The Significance of Dimorphos’ Tail

As of writing, Dimorphos has a 10,000 km long tail, some two weeks after NASA slammed a space probe into it.

The tail may simply be due to the solar wind dragging debris with it into space. If so, we should soon see the tail disconnect from the asteroid. Whereupon it drifts off as an elongated cloud, separate from the asteroid.

However, if this doesn’t happen, we must conclude that the asteroid has become a comet of sorts.

Comets

Comets have tails that persist over time. Not because they’re dirty snowballs. But because the environment comets travel through is constantly changing in charge density.

Going towards the Sun, comets adjust for higher charge density. Going away from the sun, they adjust to lower charge density. To achieve these adjustments comets shed material through electrochemical processes and possibly nuclear fission.

These processes produce oxygen, which combine with protons in the solar wind to make water. Hence, the water rich tail of comets.

Circular vs oblong orbits

Contrary to comets, planets don’t have tails. This is because planets have near circular orbits. So, there’s no need for readjustments when it comes to charge density.

The difference between a comet and a planet is therefore due entirely to the shape of their orbits. Only objects with oblong orbits have tails.

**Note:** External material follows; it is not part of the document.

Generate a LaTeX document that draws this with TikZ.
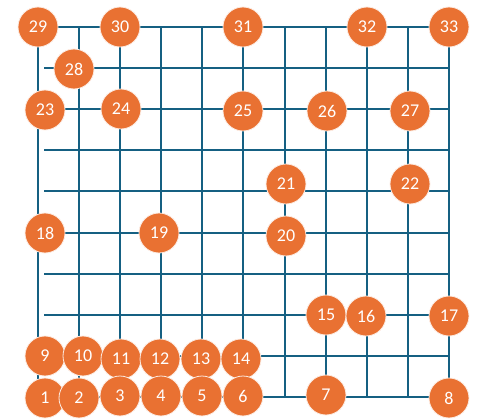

So, if Dimorphos’ tail proves persistent, we can explain this as follows.

• Before the impact, Dimorphos had no tail because it was orbiting in a circle around Didymos.
• After the impact, Dimorphos acquired a tail due to its new and oblong orbit.

Didymos is no sun. But it’s surrounded by a charge gradient, and Dimorphos is a heap of rubble from which dust can easily be dislodged. As such, the two asteroids represent a miniature system comparable to the solar system.

Stability of orbits

When it comes to orbits, I believe that they are more stable than generally thought. Because orbits are governed by both gravitational attraction and electrical repulsion.

Gravity acts from the center of bodies while electric repulsion acts from the surface of bodies. When combined, these forces act as a shock absorber. So, orbiting bodies hit by an external forces regain their circular orbits relatively quickly.

In the case of Dimorphos, we can add an extra source of stability. Namely the solar wind which acts like an external power supply.

This may influence where the ideal orbit of Dimorphos should be relative to Didymos. If so, we may see the disturbed orbit steady into a circle a lot quicker than expected. It may even restore itself completely.

The legend of Venus

If we’re lucky, we’re about to witness a miniature reenactment of what may have happened some 10,000 years ago. Back then, according to legend, Venus settled into its current orbit after a turbulent journey from Jupiter to where it’s currently located.

Historic records everywhere on Earth depict Venus as either a goddess with long flowing hair, or a god with a long beard. This indicates that Venus had a tail relatively recently. However, this tail disappeared once Venus settled into her current orbit.

So, it appears that Venus went from being a comet to a planet in less than 10,000 years.

Conclusion

If Dimorphos steadies into a circular orbit quicker than expected, we’ll have supporting evidence for the theory that Venus was once a comet. If Dimorphos retains its tail until its orbit is near circular, we have additional evidence for this theory, and if the orbit gets completely restored, the evidence becomes even stronger.

So, NASA’s experiment may turn out to be more revealing than anyone had thought.

By ESA/Hubble, CC BY 4.0, Link

Developments since original publication

It appears that Dimorphos’ tail became a (semi)persistent feature:

NASA’s description of the above image

This NASA/ESA Hubble Space Telescope image of the asteroid Dimorphos was taken on 19 December 2022, nearly four months after the asteroid was impacted by NASA’s DART (Double Asteroid Redirection Test) mission.

Hubble’s sensitivity reveals a few dozen boulders knocked off the asteroid by the force of the collision. These are among the faintest objects Hubble has ever photographed inside the Solar System.

The ejected boulders range in size from 1 metre to 6.7 metres across, based on Hubble photometry.

They are drifting away from the asteroid at around a kilometre per hour. The discovery yields invaluable insights into the behaviour of a small asteroid when it is hit by a projectile for the purpose of altering its trajectory.

Image Description:

The bright white object at lower left is the asteroid Dimorphos. It has a blue dust tail extending diagonally to the upper right. A cluster of blue dots surrounds the asteroid. These are boulders that were knocked off the asteroid when, on 26 September 2022, NASA deliberately slammed the half-tonne DART impactor spacecraft into the asteroid as a test of what it would take to deflect some future asteroid from hitting Earth. Hubble photographed the slow-moving boulders in December 2022.